Verkehrsrecht - Zum Tatbestand der Abstandsunterschreitung

Zur Erfüllung des Tatbestands ist nicht Voraussetzung dass eine "nicht ganz vorübergehende" Abstandunterschreitung vorliegt.

 

OLG Hamm – Beschluss des 3. Senat für Bußgeldsachen des Oberlandesgerichts Hamm vom 22.12.2014 (3 RBs 264/14)

 

Das OLG Hamm hat entschieden, dass eine Abstandsunterschreitung bereits dann als Verkehrsordnungswidrigkeit geahndet werden kann, wenn der Betroffene zu irgendeinem Zeitpunkt seiner Fahrt objektiv pflichtwidrig und subjektiv vorwerfbar den in der Bußgeldvorschriften gewährten Abstand unterschreitet.
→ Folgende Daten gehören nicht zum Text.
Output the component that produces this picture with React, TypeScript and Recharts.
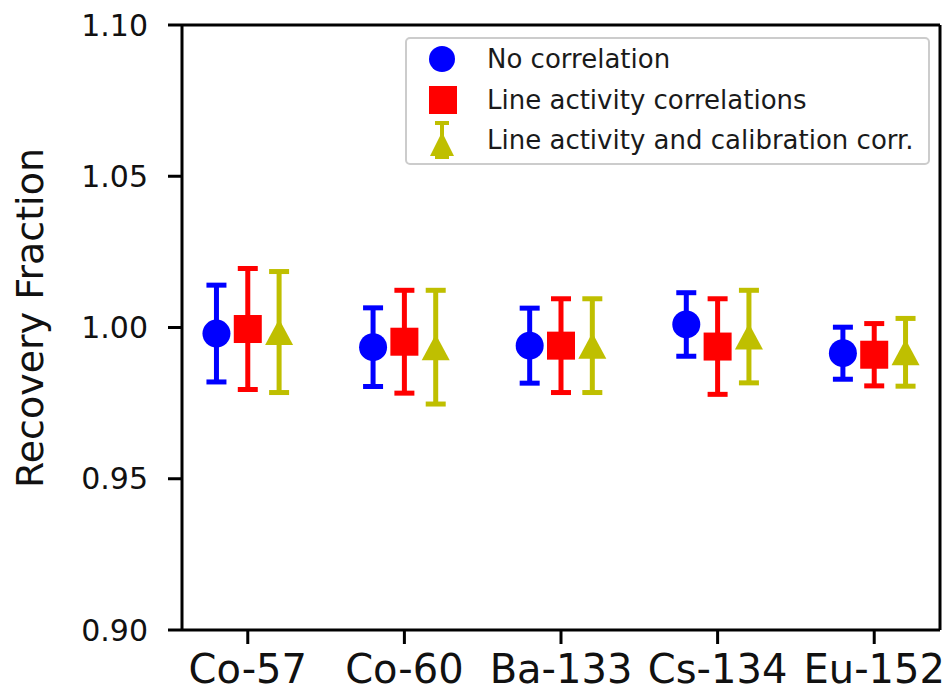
import React from 'react'
import { ScatterChart, Scatter, XAxis, YAxis, ErrorBar, ReferenceLine } from 'recharts'

const isotopes = ['Co-57', 'Co-60', 'Ba-133', 'Cs-134', 'Eu-152']

const noCorrValues = [0.998, 0.9935, 0.994, 1.001, 0.9915]
const noCorrErrors = [0.016, 0.013, 0.0124, 0.0105, 0.0086]

const lineActValues = [0.9995, 0.9953, 0.994, 0.9937, 0.991]
const lineActErrors = [0.02, 0.017, 0.0155, 0.0158, 0.0103]

const calibValues = [0.9985, 0.9935, 0.994, 0.997, 0.9918]
const calibErrors = [0.02, 0.0188, 0.0155, 0.0153, 0.0112]

const yTicks = [0.9, 0.95, 1.0, 1.05, 1.1]
const xTicks = [1, 2, 3, 4, 5]

const FONT = '"DejaVu Sans", sans-serif'
const BLUE = '#0000ff'
const RED = '#ff0000'
const YELLOW = '#bfbf00'

// each series is shifted a bit around its category, like the matplotlib original
const makeRows = (values: number[], errors: number[], shift: number) =>
  values.map((v, i) => ({ x: i + 1 + shift, y: v, err: errors[i] }))

const noCorr = makeRows(noCorrValues, noCorrErrors, -0.2)
const lineAct = makeRows(lineActValues, lineActErrors, 0)
const calib = makeRows(calibValues, calibErrors, 0.2)

const Dot = (p: any) => <circle cx={p.cx} cy={p.cy} r={14} fill={BLUE} />
const Square = (p: any) => <rect x={p.cx - 14} y={p.cy - 14} width={28} height={28} fill={RED} />
const Triangle = (p: any) => (
  <polygon points={`${p.cx},${p.cy - 13} ${p.cx - 14},${p.cy + 13} ${p.cx + 14},${p.cy + 13}`} fill={YELLOW} />
)

function LegendBox() {
  const rows = [
    { name: 'No correlation', kind: 'circle' },
    { name: 'Line activity correlations', kind: 'square' },
    { name: 'Line activity and calibration corr.', kind: 'triangle' },
  ]
  return (
    <div
      style={{
        position: 'absolute',
        left: 405,
        top: 37,
        width: 521,
        height: 124,
        border: '2px solid #cccccc',
        borderRadius: 5,
        background: 'rgba(255,255,255,0.8)',
        fontFamily: FONT,
        fontSize: 26,
        color: '#1a1a1a',
      }}
    >
      {rows.map((r) => (
        <div key={r.name} style={{ display: 'flex', alignItems: 'center', height: 40.5 }}>
          <svg width={80} height={40} style={{ flex: 'none' }}>
            {r.kind === 'circle' && <circle cx={35} cy={20} r={13} fill={BLUE} />}
            {r.kind === 'square' && <rect x={22} y={6} width={28} height={28} fill={RED} />}
            {r.kind === 'triangle' && (
              <g>
                <line x1={35} x2={35} y1={3} y2={37} stroke={YELLOW} strokeWidth={4} />
                <line x1={28} x2={42} y1={3} y2={3} stroke={YELLOW} strokeWidth={4} />
                <line x1={28} x2={42} y1={37} y2={37} stroke={YELLOW} strokeWidth={4} />
                <polygon points="35,12 23,36 47,36" fill={YELLOW} />
              </g>
            )}
          </svg>
          <span>{r.name}</span>
        </div>
      ))}
    </div>
  )
}

export default function App() {
  return (
    <div style={{ position: 'absolute', left: 0, top: 0, width: 948, height: 697, background: '#fff' }}>
      <ScatterChart width={948} height={697} margin={{ top: 25, right: 8, bottom: 0, left: 0 }}>
        <XAxis
          type="number"
          dataKey="x"
          domain={[0.58, 5.42]}
          ticks={xTicks}
          interval={0}
          allowDataOverflow
          tickFormatter={(v: number) => isotopes[v - 1]}
          axisLine={{ stroke: '#000', strokeWidth: 3 }}
          tickLine={{ stroke: '#000', strokeWidth: 3 }}
          tickSize={14}
          tickMargin={11}
          tick={{ fontSize: 40, fill: '#111', fontFamily: FONT }}
          height={67}
        />
        <YAxis
          type="number"
          dataKey="y"
          domain={[0.9, 1.1]}
          ticks={yTicks}
          interval={0}
          allowDataOverflow
          tickFormatter={(v: number) => v.toFixed(2)}
          axisLine={{ stroke: '#000', strokeWidth: 3 }}
          tickLine={{ stroke: '#000', strokeWidth: 3 }}
          tickSize={14}
          tickMargin={20}
          tick={{ fontSize: 30, fill: '#111', fontFamily: FONT }}
          width={182}
          label={{
            content: () => (
              <text
                x={30}
                y={318}
                transform="rotate(-90 30 318)"
                textAnchor="middle"
                dominantBaseline="central"
                fontSize={38}
                fontFamily={FONT}
                fill="#111"
              >
                Recovery Fraction
              </text>
            ),
          }}
        />
        <ReferenceLine y={1.1} stroke="#000" strokeWidth={3} />
        <ReferenceLine x={5.42} stroke="#000" strokeWidth={3} />
        <Scatter name="No correlation" data={noCorr} shape={Dot} isAnimationActive={false}>
          <ErrorBar dataKey="err" direction="y" width={10} strokeWidth={5} stroke={BLUE} isAnimationActive={false} />
        </Scatter>
        <Scatter name="Line activity correlations" data={lineAct} shape={Square} isAnimationActive={false}>
          <ErrorBar dataKey="err" direction="y" width={10} strokeWidth={5} stroke={RED} isAnimationActive={false} />
        </Scatter>
        <Scatter name="Line activity and calibration corr." data={calib} shape={Triangle} isAnimationActive={false}>
          <ErrorBar dataKey="err" direction="y" width={10} strokeWidth={5} stroke={YELLOW} isAnimationActive={false} />
        </Scatter>
      </ScatterChart>
      <LegendBox />
    </div>
  )
}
Eine "nicht ganz vorübergehende" Abstandsunterschreitung bedarf es in diesem Fall nicht.

 

Zum Sachverhalt:

 

der 1992 geborene Fahrer aus Hamm befuhr eine Bundesautobahn mit einer Geschwindigkeit von 124 km/h und hielt den erforderlichen Sicherheitsabstand von 62 m zum vorausfahrenden Fahrzeug nicht ein, seit Abstand betrug lediglich 17 m.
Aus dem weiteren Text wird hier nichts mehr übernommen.